The impending SCOTUS ruling potentially affects hundreds of individuals facing the use of this charge, carrying a maximum sentence of 20 years, per the U.S. attorney’s office in Washington. The law figures in two of the federal charges against Trump in his election interference case, and more than 350 people linked to the events of Jan. 6 at the Capitol have been prosecuted under it. If the Supreme Court sides with Fischer and says the statute does not cover his alleged conduct, Trump is almost certain to contend that it does not apply in his case, either.
At the heart of the legal debate is the interpretation of the law's provisions. The 2002 legislation intended to address a gap in federal law that criminalized persuading others to destroy records relevant to investigations or official proceedings but did not address the individual themselves destroying such evidence.
The law has a two-part provision, and Fischer's lawyers argue that the first part of the statute must inform the second part, meaning that, in their view, the alleged obstruction must be linked to destroying records or evidence.
The first part of the law criminalizes the act of corruptly altering, destroying, or concealing records to frustrate official proceedings. The second part — where the issue lies in Fischer — made it a crime to "otherwise" corruptly obstruct, influence, or impede any official proceeding.

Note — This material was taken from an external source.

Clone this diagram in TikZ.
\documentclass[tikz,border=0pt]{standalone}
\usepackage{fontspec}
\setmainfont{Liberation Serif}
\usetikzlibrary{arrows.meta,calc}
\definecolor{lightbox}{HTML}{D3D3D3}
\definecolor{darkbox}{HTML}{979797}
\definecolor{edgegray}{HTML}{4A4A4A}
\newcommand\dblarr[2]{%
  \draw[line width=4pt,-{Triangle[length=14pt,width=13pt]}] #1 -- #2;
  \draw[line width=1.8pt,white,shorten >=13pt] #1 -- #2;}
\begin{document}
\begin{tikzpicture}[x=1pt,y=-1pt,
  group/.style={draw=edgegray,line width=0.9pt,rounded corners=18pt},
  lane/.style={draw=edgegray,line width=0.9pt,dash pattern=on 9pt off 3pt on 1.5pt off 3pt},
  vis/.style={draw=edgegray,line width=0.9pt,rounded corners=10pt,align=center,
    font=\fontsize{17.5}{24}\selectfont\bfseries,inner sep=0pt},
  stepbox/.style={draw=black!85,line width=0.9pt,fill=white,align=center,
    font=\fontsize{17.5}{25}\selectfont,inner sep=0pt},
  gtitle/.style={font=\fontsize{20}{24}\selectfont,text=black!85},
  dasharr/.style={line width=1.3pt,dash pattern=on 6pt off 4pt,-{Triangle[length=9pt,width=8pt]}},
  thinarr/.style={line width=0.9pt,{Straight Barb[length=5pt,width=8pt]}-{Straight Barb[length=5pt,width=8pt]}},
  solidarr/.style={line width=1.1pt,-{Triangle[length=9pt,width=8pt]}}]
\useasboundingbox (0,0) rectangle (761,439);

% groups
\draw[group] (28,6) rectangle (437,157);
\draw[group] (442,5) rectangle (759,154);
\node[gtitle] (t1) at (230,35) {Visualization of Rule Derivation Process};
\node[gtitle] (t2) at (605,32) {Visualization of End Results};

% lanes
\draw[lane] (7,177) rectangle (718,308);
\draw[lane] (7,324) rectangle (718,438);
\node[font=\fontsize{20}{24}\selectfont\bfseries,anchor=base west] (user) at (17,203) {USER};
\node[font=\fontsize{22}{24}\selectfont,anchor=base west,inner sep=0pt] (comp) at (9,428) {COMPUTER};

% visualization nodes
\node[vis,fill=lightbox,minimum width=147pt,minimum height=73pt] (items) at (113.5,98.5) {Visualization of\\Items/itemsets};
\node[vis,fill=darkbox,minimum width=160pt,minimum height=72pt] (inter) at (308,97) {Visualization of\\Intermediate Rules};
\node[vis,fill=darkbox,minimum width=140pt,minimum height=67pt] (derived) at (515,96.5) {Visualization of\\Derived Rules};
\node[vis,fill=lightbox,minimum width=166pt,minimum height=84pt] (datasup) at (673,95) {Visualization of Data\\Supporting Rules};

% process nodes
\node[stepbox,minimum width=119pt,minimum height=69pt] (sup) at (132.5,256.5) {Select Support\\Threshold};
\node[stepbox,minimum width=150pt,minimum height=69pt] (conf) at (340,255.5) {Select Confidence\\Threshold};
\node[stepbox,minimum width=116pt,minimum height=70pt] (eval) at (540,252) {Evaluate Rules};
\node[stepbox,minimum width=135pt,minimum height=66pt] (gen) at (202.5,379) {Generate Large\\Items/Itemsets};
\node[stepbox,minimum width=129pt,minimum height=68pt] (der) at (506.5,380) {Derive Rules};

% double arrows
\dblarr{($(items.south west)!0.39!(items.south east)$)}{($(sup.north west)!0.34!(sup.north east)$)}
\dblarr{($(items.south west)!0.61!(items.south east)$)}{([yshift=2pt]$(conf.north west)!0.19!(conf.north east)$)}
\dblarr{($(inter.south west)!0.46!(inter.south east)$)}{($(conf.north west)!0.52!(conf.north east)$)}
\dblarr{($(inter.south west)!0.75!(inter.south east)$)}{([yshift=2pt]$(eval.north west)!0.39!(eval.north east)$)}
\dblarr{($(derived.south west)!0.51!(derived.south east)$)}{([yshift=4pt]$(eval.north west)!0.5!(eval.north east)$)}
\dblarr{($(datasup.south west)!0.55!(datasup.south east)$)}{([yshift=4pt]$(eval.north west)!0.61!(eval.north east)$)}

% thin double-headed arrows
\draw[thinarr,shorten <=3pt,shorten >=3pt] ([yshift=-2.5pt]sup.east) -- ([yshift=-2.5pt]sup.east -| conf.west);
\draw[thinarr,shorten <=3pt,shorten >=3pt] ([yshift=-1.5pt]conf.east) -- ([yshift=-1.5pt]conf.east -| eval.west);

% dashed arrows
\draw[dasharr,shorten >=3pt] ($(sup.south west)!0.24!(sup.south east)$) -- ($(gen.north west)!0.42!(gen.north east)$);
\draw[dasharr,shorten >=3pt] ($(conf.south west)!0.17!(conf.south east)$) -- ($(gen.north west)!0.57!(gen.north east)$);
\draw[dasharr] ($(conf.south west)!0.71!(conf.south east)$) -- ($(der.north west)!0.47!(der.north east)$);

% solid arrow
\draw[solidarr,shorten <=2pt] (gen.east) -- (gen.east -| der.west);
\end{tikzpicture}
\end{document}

The government argues that "otherwise" means "in a different manner" and that the charge of obstruction of official proceedings does not necessitate the destruction of evidence. They consider this part of the law to be a catchall. In his arguments before the court on Tuesday, Green said this part of the statute had been perverted from a "catchall into a dragnet."
In Fischer's case, Judge Carl Nichols of the U.S. District Court for the District of Columbia previously dismissed the obstruction charge, ruling that the statute should not apply to the Capitol building rioters. The government then appealed Nichols' ruling to the U.S. Court of Appeals for the D.C. Circuit, which reversed Nichols in a 2-1 decision.

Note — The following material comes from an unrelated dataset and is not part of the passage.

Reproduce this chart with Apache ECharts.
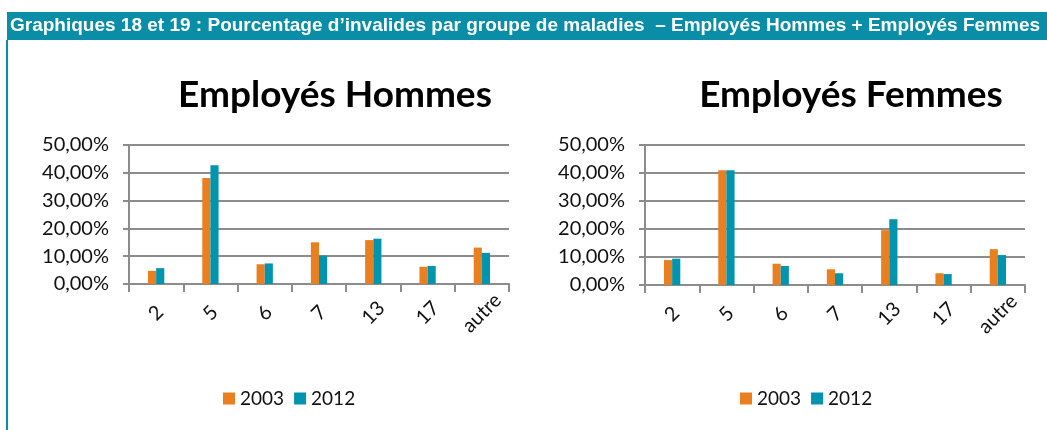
<!DOCTYPE html>
<html>
<head>
<meta charset="utf-8">
<script src="https://cdn.jsdelivr.net/npm/echarts@6/dist/echarts.min.js"></script>
<style>
  html, body { margin: 0; padding: 0; background: #fff; }
  #chart { width: 1047px; height: 430px; }
</style>
</head>
<body>
<div id="chart"></div>
<script>
// groupes de maladies
const categories = ["2", "5", "6", "7", "13", "17", "autre"];
const years = ["2003", "2012"];
// Employés Hommes (%)
const hommes2003 = [4.75, 38.1, 7.1, 15.0, 15.8, 6.2, 13.1];
const hommes2012 = [5.7, 42.7, 7.4, 10.2, 16.3, 6.5, 11.2];
// Employés Femmes (%)
const femmes2003 = [8.9, 41.0, 7.6, 5.6, 19.6, 4.2, 12.8];
const femmes2012 = [9.4, 41.0, 6.8, 4.2, 23.5, 3.9, 10.7];

const ORANGE = "#ea7f1f", TEAL = "#0094ae", HEAD = "#0a8ea8";
const FONT = "Lato, 'Open Sans', sans-serif";

let myChart = echarts.init(document.getElementById("chart"));

const axisGray = { color: "#8c8c8c", width: 2 };
const xAxis = (gridIndex) => ({
  gridIndex,
  type: "category",
  data: categories,
  axisLine: { lineStyle: axisGray },
  axisTick: { show: true, length: 8, lineStyle: axisGray },
  axisLabel: {
    rotate: 45,
    align: "center",
    verticalAlign: "middle",
    fontSize: 20,
    color: "#111",
    fontFamily: FONT,
    margin: 29,
  },
});
const yAxis = (gridIndex) => ({
  gridIndex,
  type: "value",
  min: 0,
  max: 50,
  interval: 10,
  axisLine: { show: true, lineStyle: axisGray },
  axisTick: { show: true, length: 6, lineStyle: axisGray },
  splitLine: { lineStyle: axisGray },
  axisLabel: {
    fontSize: 20,
    color: "#111",
    fontFamily: FONT,
    margin: 20,
    formatter: (v) => v.toFixed(2).replace(".", ",") + "%",
  },
});
const bar = (name, data, color, i) => ({
  name,
  type: "bar",
  xAxisIndex: i,
  yAxisIndex: i,
  data,
  itemStyle: { color },
  barGap: "0%",
  barCategoryGap: "70%",
});
const legend = (left) => ({
  data: years,
  left,
  top: 384,
  itemWidth: 12,
  itemHeight: 12,
  itemGap: 10,
  icon: "rect",
  textStyle: { fontSize: 19, color: "#111", fontFamily: FONT },
});

myChart.setOption({
  animation: false,
  graphic: [
    { type: "rect", shape: { x: 7, y: 12, width: 1040, height: 28 }, style: { fill: HEAD } },
    { type: "rect", shape: { x: 6, y: 40, width: 2, height: 390 }, style: { fill: HEAD } },
    {
      type: "text",
      left: 10,
      top: 16,
      style: {
        text: "Graphiques 18 et 19 : Pourcentage d’invalides par groupe de maladies  – Employés Hommes + Employés Femmes",
        fill: "#fff",
        font: "bold 19px 'Liberation Sans', Arial, sans-serif",
      },
    },
  ],
  title: [
    {
      text: "Employés Hommes",
      left: 330,
      top: 72,
      textAlign: "center",
      textStyle: { fontSize: 37, fontWeight: "bold", fontFamily: FONT, color: "#000" },
    },
    {
      text: "Employés Femmes",
      left: 846,
      top: 72,
      textAlign: "center",
      textStyle: { fontSize: 37, fontWeight: "bold", fontFamily: FONT, color: "#000" },
    },
  ],
  legend: [legend(218), legend(735)],
  grid: [
    { left: 129, top: 145, width: 380, height: 139 },
    { left: 645, top: 145, width: 380, height: 140 },
  ],
  xAxis: [xAxis(0), xAxis(1)],
  yAxis: [yAxis(0), yAxis(1)],
  series: [
    bar("2003", hommes2003, ORANGE, 0),
    bar("2012", hommes2012, TEAL, 0),
    bar("2003", femmes2003, ORANGE, 1),
    bar("2012", femmes2012, TEAL, 1),
  ],
});
</script>
</body>
</html>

Appeals court Judges Florence Pan and Justin Walker held that the statute was applicable to congressional proceedings, not just tangible documents. Justice Pan wrote in the majority opinion that Nichols used a “cramped, document-focused” reading of the statute.
Judge Pan wrote:
We cannot assume, and think it unlikely, that Congress used expansive language to address such narrow concerns. We must accept, and think it far more likely, that Congress said what it meant and meant what it said.

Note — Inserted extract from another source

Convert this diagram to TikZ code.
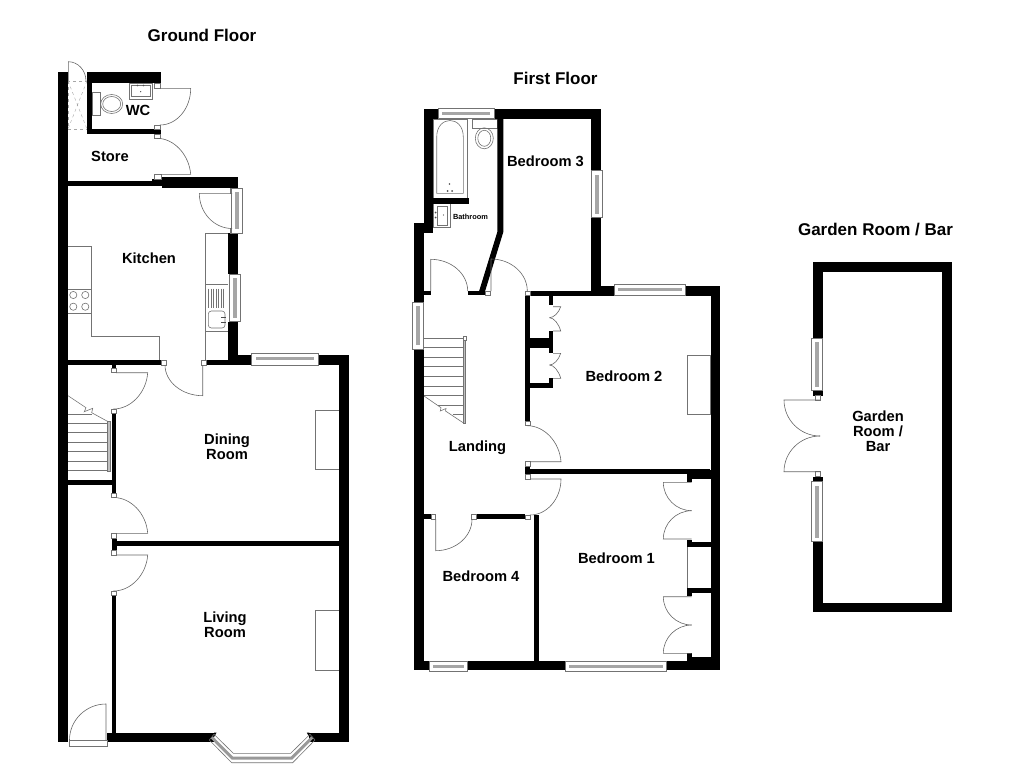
\documentclass[tikz,border=0pt]{standalone}
\usepackage{fontspec}
\setmainfont{Liberation Sans}
\begin{document}
\begin{tikzpicture}[x=1pt,y=-1pt]
	\tikzstyle{wall} = [fill=black]
	\tikzstyle{swing} = [draw=black!60, line width=0.6pt]
	\tikzstyle{fitting} = [draw=black!55, line width=0.6pt]
	\tikzstyle{jamb} = [draw=black!55, line width=0.5pt, fill=white]
	\tikzstyle{glass} = [fill=black!35]
	\tikzstyle{Title} = [font=\fontsize{17}{20}\selectfont\bfseries, align=center]
	\tikzstyle{Room} = [font=\fontsize{14.7}{15}\selectfont\bfseries, align=center]

	\useasboundingbox (0,0) rectangle (1024,768);

	% fittings under the walls
	\draw [fitting] (68,246.7) -- (91.7,246.7) -- (91.7,336.7) -- (159.3,336.7) -- (159.3,360);
	\draw [fitting] (68,289.3) -- (91.7,289.3) (68,313.3) -- (91.7,313.3);
	\foreach \cx/\cy in {73.3/295, 85.3/295, 73.3/306.7, 85.3/306.7}
		\draw [fitting] (\cx,\cy) circle (3.6);
	\draw [fitting] (228.3,233.3) -- (205,233.3) -- (205,360);
	\draw [fitting] (205,284.3) -- (228.3,284.3) (205,331.7) -- (228.3,331.7);
	\foreach \dx in {208.5,211,213.5,216,218.5,221,223.5}
		\draw [fitting, line width=0.4pt] (\dx,288.5) -- (\dx,308);
	\draw [fitting, rounded corners=3pt] (208.3,311) rectangle (225,328);
	\foreach \ty in {317.3,322.7}
		\draw [black!70, line width=1pt] (221,\ty) -- (226,\ty);
	\draw [fitting] (315.7,410) rectangle (339,469);
	\draw [fitting] (315.7,610.7) rectangle (339,670);
	\draw [fitting] (687.3,355) rectangle (710.7,414.3);
	\draw [fitting] (687.3,547.3) -- (687.3,588.3);

	% wc fittings
	\draw [fitting] (129,83.3) rectangle (152.3,99);
	\draw [fitting] (131.7,85.7) rectangle (150,96.7);
	\fill [black!70] (140.7,91.7) circle (0.7) (137.5,85.5) circle (0.9) (143.5,85.5) circle (0.9);
	\draw [fitting] (92.3,92.3) rectangle (100.7,115.7);
	\draw [fitting] (111.7,104) ellipse (11 and 9.5);
	\draw [fitting] (111.7,104) ellipse (9 and 7.5);
	\draw [black!35, dashed, line width=0.4pt] (68,81) rectangle (87,129);
	\draw [black!35, dashed, line width=0.4pt] (68,81) -- (87,129) (87,81) -- (68,129);

	% bathroom fittings
	\draw [fitting] (433.3,119.3) rectangle (467.3,198.3);
	\draw [fitting] (436.7,193.3) -- (436.7,137) .. controls (436.7,115) and (463.3,115) .. (463.3,137) -- (463.3,193.3) -- cycle;
	\fill [black!70] (449.5,184) circle (0.9) (447.5,191) circle (1) (452,191) circle (1);
	\draw [fitting] (472.3,119.3) rectangle (497.3,128.3);
	\draw [fitting] (484.3,138.3) ellipse (9 and 10.5);
	\draw [fitting] (484.3,138.3) ellipse (6.5 and 8);
	\draw [fitting] (433.3,203.7) rectangle (450.7,227.3);
	\draw [fitting] (437.7,206) rectangle (447.7,225);
	\fill [black!70] (443.5,215) circle (0.7) (435.5,212.5) circle (1) (435.5,217.5) circle (1);

	% ground floor stairs
	\foreach \sy in {423.3,432.3,442.3,451.7,461,470.7}
		\draw [fitting] (68,\sy) -- (107.3,\sy);
	\draw [fitting] (68,414) -- (92,414);
	\draw [fitting] (68,395.7) -- (86,407.7) -- (84.3,411.7) -- (92.7,408.3) -- (91.7,412.7) -- (110,422.7);
	\draw [jamb, fill=black!25] (107.3,421.7) rectangle (110.5,471.7);

	% first floor stairs
	\foreach \sy in {338.3,347.7,357.3,366.7,376.7,386,395.3}
		\draw [fitting] (424,\sy) -- (463.3,\sy);
	\draw [fitting] (438,405) -- (463.3,405) (453,414.3) -- (463.3,414.3);
	\draw [fitting] (424,396) -- (441,407.7) -- (440.3,411) -- (446,408.5) -- (445.5,411) -- (464,423.3);
	\draw [jamb, fill=black!25] (463.3,338.3) rectangle (465.7,423.3);
	\draw [jamb] (463.3,336.7) rectangle (466,340);

	% walls, ground floor
	\foreach \xa/\ya/\xb/\yb in {
		58.3/72.3/68.3/742.3, 87.3/72.3/161.3/83.3, 87.3/72.3/92.3/134.3, 87.3/129/161.3/134.3,
		68/181/152/186.3, 152/179/162/186.3, 162/176.5/238.2/187.7,
		228.3/233/238.3/274, 228.3/321.7/238.3/361.6,
		68/360/161/365, 206.7/360/251.7/365, 238/355.3/251.7/365, 318.3/355.3/349/365,
		339/355.3/349/742.3,
		111.7/365/116/368, 111.7/413/116/493.3, 68/480/113.3/485, 111.7/538.3/116.7/550.7,
		116.7/541/339.3/546, 111.7/595.7/116/733,
		107.3/732.7/214/742.3, 309.3/732.7/349/742.3}
		\fill [wall] (\xa,\ya) rectangle (\xb,\yb);
	\fill [wall] (214,732.7) -- (216.5,732.7) -- (214,737) -- cycle;
	\fill [wall] (309.3,732.7) -- (306.8,732.7) -- (309.3,737) -- cycle;

	% walls, first floor
	\foreach \xa/\ya/\xb/\yb in {
		424/109.3/438.3/119.3, 494/109.3/601/119.3, 591/109.3/601/295.7,
		424/109.3/433.3/233.3, 414/223.3/424/302.3, 414/349.3/424/670,
		433.3/198.3/469/203.7, 467.7/291/485/295, 424/291/430.7/295,
		530/290.7/591.7/295.7, 591/285.7/614.3/295.7, 685.7/285.7/720/295.7, 710.7/285.7/720/670,
		525/295.7/530/421, 525/290.7/530.5/295.7, 525/466/530/474.3, 530/469.3/710/474.3,
		686.7/470/710.7/479, 686.7/470/691.7/481.7,
		548.7/295.7/553.3/305, 548.7/331/553.3/353.3, 548.7/378.3/553.3/387.7,
		530/337.7/553.3/348.3, 530/382.7/553.3/387.7,
		424/514.3/431/519.3, 476.7/514.3/525/519.3, 534/515/538.7/661.7,
		414/660.7/429/670, 467.7/660.7/565/670, 666.7/660.7/720/670,
		687/542.3/710.7/547.3, 687/540/691.7/547.3, 687/588.3/710.7/593.3, 687/588/691.7/595.7,
		687/653.3/691.7/661.7, 691.7/656.7/710.7/661.7}
		\fill [wall] (\xa,\ya) rectangle (\xb,\yb);
	\fill [wall] (497.3,119) -- (503.3,119) -- (503.3,232) -- (485,291.5) -- (479,291.5) -- (497.3,232) -- cycle;

	% walls, garden room
	\foreach \xa/\ya/\xb/\yb in {
		812.7/262.3/952/272.3, 942.3/262.3/952/612.3, 812.7/602.7/952/612.3,
		812.7/262.3/822.7/338.3, 812.7/541.7/822.7/612.3,
		813/390.7/822.7/395.7, 813/476.7/822.7/481.7}
		\fill [wall] (\xa,\ya) rectangle (\xb,\yb);

	% small white posts at the door openings
	\foreach \xa/\ya/\xb/\yb in {
		154.3/83.3/160.3/88.3, 154.3/125/160.3/129, 154.3/134.3/160.3/138.3, 154.3/174.3/161.7/179,
		230/188/235.5/193.5, 230/228/235/233, 161/360/166.7/365, 201.7/360/206.7/365,
		111.7/368/116/372.7, 111.7/409/116/413, 111.7/493.3/116/497.5, 111.7/533/116.7/538.3,
		111.7/550.7/116.7/555, 111.7/591.7/116/595.7,
		485/291/490/295, 525/291/530/295.7, 525/421/530/425.7, 525/461.7/530/466, 525/474.3/530/479.3,
		431/514.3/435.7/519.3, 471.7/514.3/476.7/519.3, 525/515/530/519.3,
		815/395.7/820.5/400, 815/471.7/820.5/476.7}
		\draw [jamb] (\xa,\ya) rectangle (\xb,\yb);

	% upright and level windows
	\foreach \xa/\ya/\xb/\yb in {
		231/188/242.3/233, 229/274/240/321.7, 591.7/170.7/602.7/217.7, 412.3/302.3/423.3/349.3,
		811/338.3/822.7/390.7, 811/481.7/822.7/541.7} {
		\draw [jamb] (\xa,\ya) rectangle (\xb,\yb);
		\fill [glass] (\xa+3.5,\ya+4) rectangle (\xb-3.5,\yb-4);
	}
	\foreach \xa/\ya/\xb/\yb in {
		251.7/353.3/318.3/365, 438.3/108.3/494/118.3, 614.3/284.3/685.7/295,
		429/661/467.7/671.7, 565/661/666.7/671.7} {
		\draw [jamb] (\xa,\ya) rectangle (\xb,\yb);
		\fill [glass] (\xa+4,\ya+3.5) rectangle (\xb-4,\ya+6.5);
	}

	% bay window
	\draw [black!40, line width=3pt] (211.7,737.3) -- (232.3,758) -- (291.7,758) -- (312.3,737.3);
	\draw [fitting] (209.3,740) -- (231.7,762.7) -- (292.7,762.7) -- (315,740);
	\draw [fitting] (214,734.3) -- (233.3,753.3) -- (290.7,753.3) -- (310,734.3);
	\draw [fitting] (209.3,740) -- (214,734.3) (315,740) -- (310,734.3);

	% front door sill
	\draw [jamb] (69,740) rectangle (107.3,746);

	% doors: hinge / tip of leaf / end of swing
	\foreach \hx/\hy/\tx/\ty/\ex/\ey in {
		68.3/81/68.3/61.7/86/81,
		160/88.3/190.7/88.3/160/125,
		160/174.3/190.7/174.3/157/138.3,
		232/193.3/199.3/193.3/232/228.5,
		202.7/365/202.7/395.7/165/365,
		116/372.7/147.7/372.7/113.5/409,
		116/533.3/147.7/533.3/113.5/497.5,
		116/555/147.7/555/113.5/591,
		106/740/106/704/69.5/740,
		430.7/291/430.7/259.3/467.7/291,
		491/291/491/259/527.3/291,
		530/461.7/561/461.7/527.3/425.7,
		530/479/561/479/530/515,
		435.7/519.3/435.7/550.7/472/519.3,
		553/306.7/560.7/306.7/549.5/317.7,
		553/331/560.7/331/549.5/317.7,
		553/353.3/560.7/353.3/549.5/365,
		553/378.3/560.7/378.3/549.5/365,
		691.7/482.3/663.3/482.3/691.7/510.7,
		691.7/539/663.3/539/691.7/510.7,
		691.7/596.7/663.3/596.7/691.7/625,
		691.7/653.3/663.3/653.3/691.7/625,
		820/400/784/400/820/436,
		820/471.7/784/471.7/820/436}
		\draw [swing] (\hx,\hy) -- (\tx,\ty) .. controls (\tx+.55*\ex-.55*\hx,\ty+.55*\ey-.55*\hy) and (\ex+.55*\tx-.55*\hx,\ey+.55*\ty-.55*\hy) .. (\ex,\ey);

	% titles and room names
	\node (ground) [Title] at (202,35) {Ground Floor};
	\node (first) [Title] at (555.5,78.5) {First Floor};
	\node (garden) [Title] at (875.5,230) {Garden Room / Bar};
	\node (wc) [Room] at (138,110) {WC};
	\node (store) [Room] at (110,156) {Store};
	\node (kitchen) [Room] at (149,258) {Kitchen};
	\node (dining) [Room] at (227,447) {Dining\\Room};
	\node (living) [Room] at (225,625) {Living\\Room};
	\node (bed3) [Room] at (545.5,161) {Bedroom 3};
	\node (bath) [font=\fontsize{7.4}{8}\selectfont\bfseries] at (470.5,217) {Bathroom};
	\node (bed2) [Room] at (624,376) {Bedroom 2};
	\node (landing) [Room] at (477.5,447.5) {Landing};
	\node (bed4) [Room] at (481,576) {Bedroom 4};
	\node (bed1) [Room] at (616.5,558) {Bedroom 1};
	\node (bar) [Room] at (878,431) {Garden\\Room /\\Bar};
\end{tikzpicture}
\end{document}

In a dissenting opinion, Judge Gregory Katsas argued that the statute should be limited to conduct “intended to hinder the flow of truthful evidence to a proceeding.”
As the Supreme Court hears arguments on Tuesday, the debate centers on whether the statute should be interpreted narrowly or broadly while the outcome has far-reaching ramifications for hundreds of defendants and Trump, the presumptive Republican nominee for president, as he attends the second day of his criminal trial in Manhattan.